While preg_replace, currently used, is bullet proof, it is not of the greatest efficiency.
Here I attach a patch (based on WP 3.4.2 and patched from unit tests trunk (https://unit-tests.svn.wordpress.org/trunk).
The performance rationale: in a normal page load I get some 200 hits to date_i18n (resulting in ~0.7 seconds). The backslashit takes nearly 35 %' of it's execution time (monitored using XHProf, mmv).
After applying this patch the impact of backslashit is down to 19 percent.
It may not seem as a big gain, but 0.1 second per 1000 calls to function, which is called some 1500 times per regular page load, and may vary drastically, could be of some meaning.
Attachments (3)
Change History (12)
#2
follow-up:
↓ 3
@
12 years ago
isset( $string{0} ) && $string{0} >= '0' && $string{0} <= '9'
Stylistically, [0] should be used in lieu of the older {0}.
I'm thinking about ways to break this. PHP is usually really bad about comparing things. In this case, it's a fun one. If $string[0] is "a", then $string[0] >= '0' will be true. But, $string[0] <= '9' will be false. So it does work, but it's fairly weird string-to-number behavior.

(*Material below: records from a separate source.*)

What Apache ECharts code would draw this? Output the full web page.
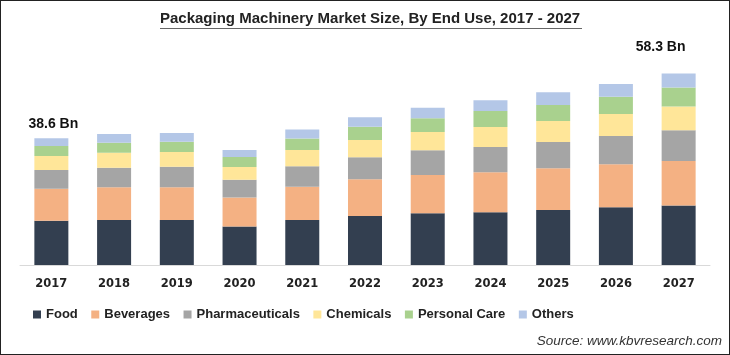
<!DOCTYPE html>
<html>
<head>
<meta charset="utf-8">
<script src="https://cdn.jsdelivr.net/npm/echarts@6/dist/echarts.min.js"></script>
<style>
html,body{margin:0;padding:0;background:#fff;}
#wrap{position:relative;width:730px;height:355px;}
#chart{width:730px;height:355px;}
#frame{position:absolute;left:0;top:0;width:730px;height:355px;box-sizing:border-box;border:1px solid #222;pointer-events:none;}
</style>
</head>
<body>
<div id="wrap"><div id="chart"></div><div id="frame"></div></div>
<script>
const years = ['2017','2018','2019','2020','2021','2022','2023','2024','2025','2026','2027'];
const food            = [13.5, 13.7, 13.7, 11.7, 13.7, 14.9, 15.75, 16.05, 16.75, 17.6, 18.1];
const beverages       = [9.75, 9.96, 9.96, 8.84, 10.1, 11.2, 11.67, 12.2, 12.7, 13.1, 13.6];
const pharmaceuticals = [5.7, 5.97, 6.28, 5.4, 6.3, 6.7, 7.52, 7.7, 8.0, 8.6, 9.35];
const chemicals       = [4.26, 4.57, 4.47, 3.87, 4.9, 5.27, 5.57, 6.1, 6.4, 6.7, 7.2];
const personalCare    = [3.05, 3.05, 3.14, 3.05, 3.56, 4.05, 4.17, 4.87, 4.87, 5.27, 5.8];
const others          = [2.34, 2.65, 2.65, 2.13, 2.74, 2.86, 3.23, 3.26, 3.87, 3.87, 4.25];
const totalLabels     = {'2017': '38.6 Bn', '2027': '58.3 Bn'};

const seriesNames = ['Food','Beverages','Pharmaceuticals','Chemicals','Personal Care','Others'];
const seriesData = [food, beverages, pharmaceuticals, chemicals, personalCare, others];
const colors = ['#333F50','#F4B183','#A5A5A5','#FFE699','#A9D18E','#B4C7E7'];

const labelStyle = {show:true, position:'top', color:'#111', fontFamily:'Liberation Sans, Arial, sans-serif', fontWeight:'bold', fontSize:14};
const labelTweaks = {'2017': {distance:7, offset:[2,0]}, '2027': {distance:19, offset:[-18,0]}};

const series = seriesNames.map((name, si) => ({
  name: name,
  type: 'bar',
  stack: 'total',
  barWidth: 34,
  itemStyle: {color: colors[si]},
  emphasis: {disabled: true},
  data: seriesData[si].map((v, i) => {
    const y = years[i];
    if (si === seriesNames.length - 1 && totalLabels[y]) {
      return {value: v, label: Object.assign({}, labelStyle, labelTweaks[y], {formatter: totalLabels[y]})};
    }
    return v;
  })
}));

const chart = echarts.init(document.getElementById('chart'), null, {renderer:'canvas'});
chart.setOption({
  animation: false,
  backgroundColor: '#fff',
  title: {
    text: 'Packaging Machinery Market Size, By End Use, 2017 - 2027',
    left: 160, top: 11,
    padding: 0,
    textStyle: {fontFamily:'Liberation Sans, Arial, sans-serif', fontWeight:'bold', fontSize:15, color:'#222'}
  },
  graphic: [
    {type:'rect', shape:{x:160, y:28, width:422, height:1}, style:{fill:'#666'}, silent:true},
    {type:'text', right:8, top:334, style:{text:'Source: www.kbvresearch.com', font:'italic 13.5px "Liberation Sans", Arial, sans-serif', fill:'#333'}, silent:true}
  ],
  legend: {
    data: seriesNames,
    left: 33, top: 308,
    padding: 0,
    itemWidth: 8, itemHeight: 8, itemGap: 13.5,
    icon: 'rect',
    selectedMode: false,
    textStyle: {fontFamily:'Liberation Sans, Arial, sans-serif', fontWeight:'bold', fontSize:13, color:'#222'}
  },
  grid: {left:20, right:20, top:68, bottom:90, containLabel:false},
  xAxis: {
    type: 'category',
    data: years,
    axisLine: {show:true, lineStyle:{color:'#D9D9D9', width:1}},
    axisTick: {show:false},
    axisLabel: {margin:13, color:'#222', fontFamily:'DejaVu Sans, sans-serif', fontWeight:'bold', fontSize:11.5}
  },
  yAxis: {type:'value', min:0, max:60, show:false, splitLine:{show:false}},
  series: series
});
</script>
</body>
</html>
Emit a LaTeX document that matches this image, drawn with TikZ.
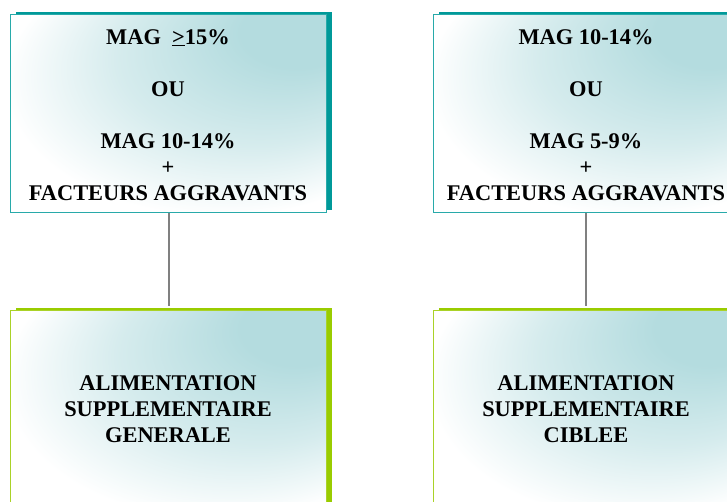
\documentclass[tikz,border=0pt]{standalone}
\usepackage{fontspec}
\setmainfont{Liberation Serif}
\usetikzlibrary{shadows}
\definecolor{tealbar}{RGB}{0,153,153}
\definecolor{tealline}{RGB}{40,170,170}
\definecolor{greenbar}{RGB}{153,204,0}
\definecolor{greenline}{RGB}{170,210,40}
\definecolor{shadetop}{RGB}{180,220,223}
\definecolor{connline}{RGB}{128,128,128}
% light teal glow spreading from the upper right corner, white elsewhere
\pgfdeclareradialshading{panelshade}{\pgfpoint{25bp}{25bp}}{
  color(0bp)=(shadetop); color(9bp)=(shadetop);
  color(22bp)=(shadetop!55!white); color(34bp)=(white); color(50bp)=(white)}
\tikzset{
  panel/.style={rectangle, anchor=north west, inner sep=0pt, line width=1pt,
    minimum width=#1, shading=panelshade},
  condbox/.style={panel=#1, draw=tealline, minimum height=198pt,
    general shadow={shadow xshift=5pt, shadow yshift=3pt, fill=tealbar}},
  actbox/.style={panel=#1, draw=greenline, minimum height=205pt,
    general shadow={shadow xshift=5pt, shadow yshift=3pt, fill=greenbar}},
  label/.style={anchor=north, inner sep=0pt, align=center, text=black,
    font=\fontsize{22.4}{26}\selectfont\bfseries},
  conn/.style={draw=connline, line width=2pt, shorten >=4pt}
}
\begin{document}
\begin{tikzpicture}[x=1pt, y=-1pt]
  \useasboundingbox (0,0) rectangle (727,501);
  \clip (0,0) rectangle (727,501);

  % condition boxes
  \node[condbox=316pt] (c1) at (10,14) {};
  \node[condbox=304pt] (c2) at (433,14) {};
  % action boxes
  \node[actbox=316pt] (a1) at (10,310) {};
  \node[actbox=304pt] (a2) at (433,310) {};

  % connectors
  \draw[conn] (c1.south) -- (a1.north);
  \draw[conn] (c2.south) -- (a2.north);

  % texts
  \node[label] (t1) at (168,29)
    {MAG\ \ \underline{>}15\%\\[26pt] OU\\[26pt] MAG 10-14\%\\ +\\ FACTEURS AGGRAVANTS};
  \node[label] (t2) at (586,29)
    {MAG 10-14\%\\[26pt] OU\\[26pt] MAG 5-9\%\\ +\\ FACTEURS AGGRAVANTS};
  \node[label] (t3) at (168,375)
    {ALIMENTATION\\ SUPPLEMENTAIRE\\ GENERALE};
  \node[label] (t4) at (586,375)
    {ALIMENTATION\\ SUPPLEMENTAIRE\\ CIBLEE};
\end{tikzpicture}
\end{document}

Is is_numeric() slower? Or maybe strpbrk?
#3
in reply to:
↑ 2
@
12 years ago
@nacin - thank you, for your comment. I have updated diff with array-style brackets for char-in-string accessor.
As for first character comparison - it is based on ASCII table, and compiles to C code directly.

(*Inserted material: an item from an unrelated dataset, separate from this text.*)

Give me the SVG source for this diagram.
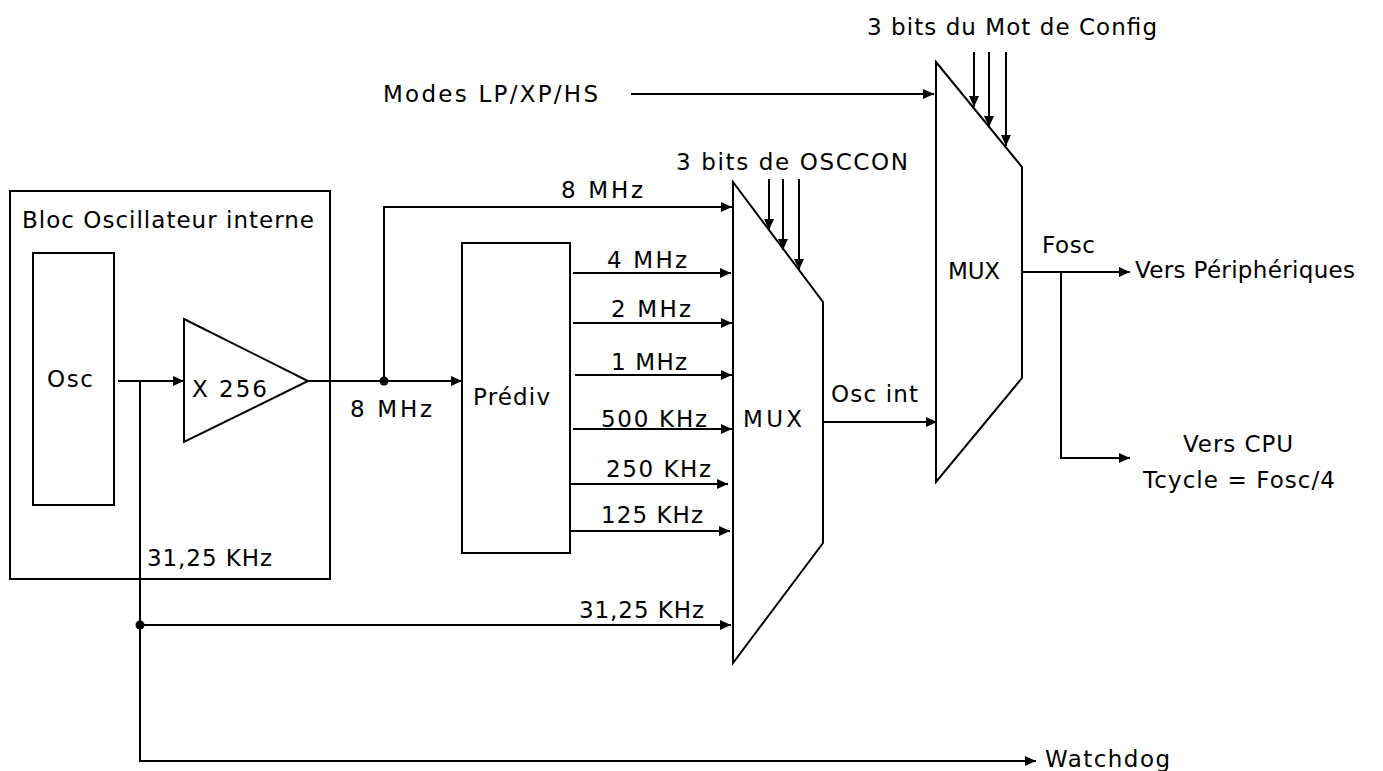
<svg xmlns="http://www.w3.org/2000/svg" width="1383" height="771" viewBox="0 0 1383 771">
<style>
.s{fill:none;stroke:#000;stroke-width:2}
.c{fill:none;stroke:#000;stroke-width:2;marker-end:url(#ah)}
text{font-family:"DejaVu Sans","Liberation Sans",sans-serif;font-size:23px;fill:#000}
</style>
<defs>
<marker id="ah" markerUnits="userSpaceOnUse" markerWidth="12" markerHeight="10" refX="11" refY="5" orient="auto">
<path d="M0,0 L11,5 L0,10 z" fill="#000"/>
</marker>
</defs>
<rect width="1383" height="771" fill="#fff"/>

<g id="bloc">
<rect class="s" x="10" y="191" width="320" height="388"/>
<text x="22" y="228" textLength="292">Bloc Oscillateur interne</text>
</g>
<g id="osc">
<rect class="s" x="33" y="253" width="81" height="252"/>
<text x="47" y="387" textLength="46">Osc</text>
</g>
<g id="amp">
<polygon class="s" points="184,319 308,381 184,442"/>
<text x="192" y="397" textLength="75">X 256</text>
</g>
<g id="prediv">
<rect class="s" x="462" y="243" width="108" height="310"/>
<text x="473" y="405" textLength="77">Prédiv</text>
</g>
<g id="mux1">
<polygon class="s" points="733,182 823,302 823,543 733,663"/>
<text x="743" y="427" textLength="59">MUX</text>
</g>
<g id="mux2">
<polygon class="s" points="936,62 1022,167 1022,378 936,482"/>
<text x="948" y="279" textLength="52">MUX</text>
</g>

<g id="connectors">
<line class="c" x1="118" y1="381" x2="184" y2="381"/>
<polyline class="c" points="140,381 140,761 1036,761"/>
<line class="c" x1="140" y1="625" x2="731" y2="625"/>
<circle cx="140" cy="625" r="4.5" fill="#000"/>
<line class="c" x1="308" y1="381" x2="462" y2="381"/>
<circle cx="384" cy="381" r="4.5" fill="#000"/>
<polyline class="c" points="384,381 384,207 732,207"/>
<line class="c" x1="573" y1="273" x2="731" y2="273"/>
<line class="c" x1="573" y1="323" x2="732" y2="323"/>
<line class="c" x1="575" y1="375" x2="732" y2="375"/>
<line class="c" x1="573" y1="429" x2="732" y2="429"/>
<line class="c" x1="570" y1="484" x2="728" y2="484"/>
<line class="c" x1="570" y1="531" x2="730" y2="531"/>
<line class="c" x1="769" y1="179" x2="769" y2="230"/>
<line class="c" x1="783" y1="179" x2="783" y2="250"/>
<line class="c" x1="799" y1="179" x2="799" y2="270"/>
<line class="c" x1="823" y1="422" x2="937" y2="422"/>
<line class="c" x1="631" y1="94" x2="934" y2="94"/>
<line class="c" x1="974" y1="52" x2="974" y2="107"/>
<line class="c" x1="989" y1="52" x2="989" y2="127"/>
<line class="c" x1="1006" y1="52" x2="1006" y2="146"/>
<line class="c" x1="1022" y1="272" x2="1130" y2="272"/>
<polyline class="c" points="1061,272 1061,458 1130,458"/>
</g>

<g id="labels">
<text x="350" y="417" textLength="82">8 MHz</text>
<text x="147" y="566" textLength="125">31,25 KHz</text>
<text x="561" y="198" textLength="82">8 MHz</text>
<text x="607" y="268" textLength="80">4 MHz</text>
<text x="611" y="317" textLength="80">2 MHz</text>
<text x="611" y="370" textLength="76">1 MHz</text>
<text x="601" y="427" textLength="106">500 KHz</text>
<text x="606" y="477" textLength="105">250 KHz</text>
<text x="601" y="523" textLength="102">125 KHz</text>
<text x="579" y="618" textLength="125">31,25 KHz</text>
<text x="676" y="170" textLength="232">3 bits de OSCCON</text>
<text x="831" y="402" textLength="87">Osc int</text>
<text x="383" y="102" textLength="215">Modes LP/XP/HS</text>
<text x="867" y="35" textLength="290">3 bits du Mot de Config</text>
<text x="1042" y="253" textLength="53">Fosc</text>
<text x="1135" y="278" textLength="220">Vers Périphériques</text>
<text x="1183" y="452" textLength="110">Vers CPU</text>
<text x="1143" y="488" textLength="192">Tcycle = Fosc/4</text>
<text x="1045" y="767" textLength="125">Watchdog</text>
</g>
</svg>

We are saving method call (JMP, more likely - long one, in assembly), which would occur if is_numeric, or strpbrk would be used.
And yes - is_numeric is slower by order of magnitude. Mostly because is_numeric( '1.8e26' )

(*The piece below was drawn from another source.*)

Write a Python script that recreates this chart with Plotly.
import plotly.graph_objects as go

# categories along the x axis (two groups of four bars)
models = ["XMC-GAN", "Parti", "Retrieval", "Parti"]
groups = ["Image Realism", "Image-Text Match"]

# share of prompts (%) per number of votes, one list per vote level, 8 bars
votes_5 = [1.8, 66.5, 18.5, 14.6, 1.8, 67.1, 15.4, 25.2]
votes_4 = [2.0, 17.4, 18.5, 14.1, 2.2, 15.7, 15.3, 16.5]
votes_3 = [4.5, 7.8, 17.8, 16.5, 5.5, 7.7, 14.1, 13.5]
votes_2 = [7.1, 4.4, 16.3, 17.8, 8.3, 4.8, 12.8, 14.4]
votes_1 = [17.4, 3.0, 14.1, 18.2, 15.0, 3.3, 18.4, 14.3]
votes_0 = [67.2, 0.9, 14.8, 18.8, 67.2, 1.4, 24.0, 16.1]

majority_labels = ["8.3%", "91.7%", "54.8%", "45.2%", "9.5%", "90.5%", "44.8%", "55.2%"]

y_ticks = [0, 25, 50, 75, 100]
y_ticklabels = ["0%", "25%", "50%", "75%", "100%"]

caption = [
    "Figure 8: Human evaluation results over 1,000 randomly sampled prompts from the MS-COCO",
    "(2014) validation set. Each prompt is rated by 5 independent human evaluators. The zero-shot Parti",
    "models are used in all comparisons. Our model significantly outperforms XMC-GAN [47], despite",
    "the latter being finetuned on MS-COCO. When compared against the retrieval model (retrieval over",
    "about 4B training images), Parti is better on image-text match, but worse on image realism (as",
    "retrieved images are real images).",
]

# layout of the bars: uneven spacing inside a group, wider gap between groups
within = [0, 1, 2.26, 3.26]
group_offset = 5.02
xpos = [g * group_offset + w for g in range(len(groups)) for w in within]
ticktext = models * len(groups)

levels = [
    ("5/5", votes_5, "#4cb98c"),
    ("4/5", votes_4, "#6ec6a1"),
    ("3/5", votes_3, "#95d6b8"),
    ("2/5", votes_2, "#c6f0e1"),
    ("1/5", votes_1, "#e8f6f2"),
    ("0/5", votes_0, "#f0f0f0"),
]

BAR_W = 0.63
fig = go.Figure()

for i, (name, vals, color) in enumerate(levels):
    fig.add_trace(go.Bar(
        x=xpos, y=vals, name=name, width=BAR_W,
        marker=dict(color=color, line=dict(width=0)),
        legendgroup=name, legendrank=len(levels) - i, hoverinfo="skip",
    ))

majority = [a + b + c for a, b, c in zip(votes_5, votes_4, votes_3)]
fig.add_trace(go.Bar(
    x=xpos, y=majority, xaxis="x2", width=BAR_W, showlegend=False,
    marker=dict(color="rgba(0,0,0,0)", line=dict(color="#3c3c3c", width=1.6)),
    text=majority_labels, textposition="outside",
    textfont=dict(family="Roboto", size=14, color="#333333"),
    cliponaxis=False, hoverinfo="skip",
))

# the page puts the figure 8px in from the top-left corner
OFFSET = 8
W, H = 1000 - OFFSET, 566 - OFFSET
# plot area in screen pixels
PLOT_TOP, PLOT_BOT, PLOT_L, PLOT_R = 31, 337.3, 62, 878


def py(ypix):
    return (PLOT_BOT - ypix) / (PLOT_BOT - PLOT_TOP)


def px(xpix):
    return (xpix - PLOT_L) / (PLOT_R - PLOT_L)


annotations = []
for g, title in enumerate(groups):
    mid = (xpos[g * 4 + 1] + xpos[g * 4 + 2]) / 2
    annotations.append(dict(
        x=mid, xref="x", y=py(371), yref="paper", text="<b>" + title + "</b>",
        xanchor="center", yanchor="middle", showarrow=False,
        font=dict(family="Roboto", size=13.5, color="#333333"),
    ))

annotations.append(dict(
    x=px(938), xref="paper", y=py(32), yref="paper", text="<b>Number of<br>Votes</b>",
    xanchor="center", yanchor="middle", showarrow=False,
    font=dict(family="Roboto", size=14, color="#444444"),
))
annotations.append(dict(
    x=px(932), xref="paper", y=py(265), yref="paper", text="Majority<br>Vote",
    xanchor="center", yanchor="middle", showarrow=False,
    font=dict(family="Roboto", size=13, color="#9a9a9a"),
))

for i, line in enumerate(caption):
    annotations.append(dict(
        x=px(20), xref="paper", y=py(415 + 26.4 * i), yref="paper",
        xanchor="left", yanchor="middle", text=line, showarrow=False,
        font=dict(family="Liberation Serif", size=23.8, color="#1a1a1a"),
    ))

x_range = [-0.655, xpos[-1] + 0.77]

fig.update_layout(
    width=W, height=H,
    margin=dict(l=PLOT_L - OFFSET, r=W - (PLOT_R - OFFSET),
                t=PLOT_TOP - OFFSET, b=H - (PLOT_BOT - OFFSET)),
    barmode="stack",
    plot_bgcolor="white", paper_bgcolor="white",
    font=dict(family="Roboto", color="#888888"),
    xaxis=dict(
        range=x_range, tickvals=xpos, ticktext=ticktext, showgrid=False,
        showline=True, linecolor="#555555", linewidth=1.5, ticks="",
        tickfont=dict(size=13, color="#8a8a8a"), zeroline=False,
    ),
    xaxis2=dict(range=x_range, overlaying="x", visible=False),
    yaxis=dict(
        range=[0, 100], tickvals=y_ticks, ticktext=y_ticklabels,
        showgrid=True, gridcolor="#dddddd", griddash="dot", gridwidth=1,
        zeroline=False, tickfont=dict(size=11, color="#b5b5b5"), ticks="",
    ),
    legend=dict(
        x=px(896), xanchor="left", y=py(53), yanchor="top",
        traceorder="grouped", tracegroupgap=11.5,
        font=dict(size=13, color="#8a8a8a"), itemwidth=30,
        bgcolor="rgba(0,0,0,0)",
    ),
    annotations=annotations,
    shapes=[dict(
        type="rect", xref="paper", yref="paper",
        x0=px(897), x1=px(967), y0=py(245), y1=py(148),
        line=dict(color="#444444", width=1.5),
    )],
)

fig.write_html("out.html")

is true, but it has to evaluate rather large number, thus causing a call to mathematical co-processor, instead of relying on general CPU.
As for strpbrk - it maps to C equivalent directly (with sanity checks, only).
Although it is also slower, than direct char comparison using order mask.
Mostly we save the iteration, which occurs during char-list traversal in strpbrk.
And what you observe, when $string[0] <= '9'
is ommited is true not only in PHP, but in C as well:
#include <stdio.h> int main( int argc, const char* argv[] ) { unsigned char single_letter = 'a'; if ( argc > 1 ) { single_letter = *(*(argv+1)); } if ( single_letter >= '0' /*&& single_letter <= '9'*/ ) { // notice, that second check is commented out printf( "It is a digit: %c\n", single_letter ); } else { printf( "It is NOT a digit: %c\n", single_letter ); } return 0; }
If we compile the program, and run it as following:
./tester a
It would say It is a digit: a.
Although with {{./tester $}} it would say It is NOT a digit: $.
And if we un-comment the following part: && single_letter <= '9'
it would respond as expected: It is NOT a digit: a vs. It is a digit: 5.
#4
@
12 years ago
- Keywords commit 3.6-early added
- Milestone changed from Awaiting Review to Future Release
Thank you very much for this. We'll get this in trunk in a few weeks once 3.5 branches off.
In the future, please continue to upload new patches rather than replacing existing ones. It can get confusing for someone else reading this ticket later, as they're unable to follow along with what changed.
#5
@
12 years ago
// Do not use [A..z], as it would also add backslashes to intermediate // characters (namely: '[', '\', ']', '^', '_', '`'). $string = addcslashes( $string, 'ABCDEFGHIJKLMNOPQRSTUVWXYZabcdefghijklmnopqrstuvwxyz' );
Seems that 'A..Za..z'
can be used instead of full enumeration without the mentioned side effect. 22286.diff changes that.
Moved the unit test into a separate patch: 22286.test.diff.
#7
@
12 years ago
In 1269/tests:
I have attached modified DIFF, where
/(a-z)/i
is escaped usingaddcslashes
instead ofpreg_replace
. Former is inteded for just this task, whilepreg_replace
is too generic, and adds unnecessary, at this time, overhead.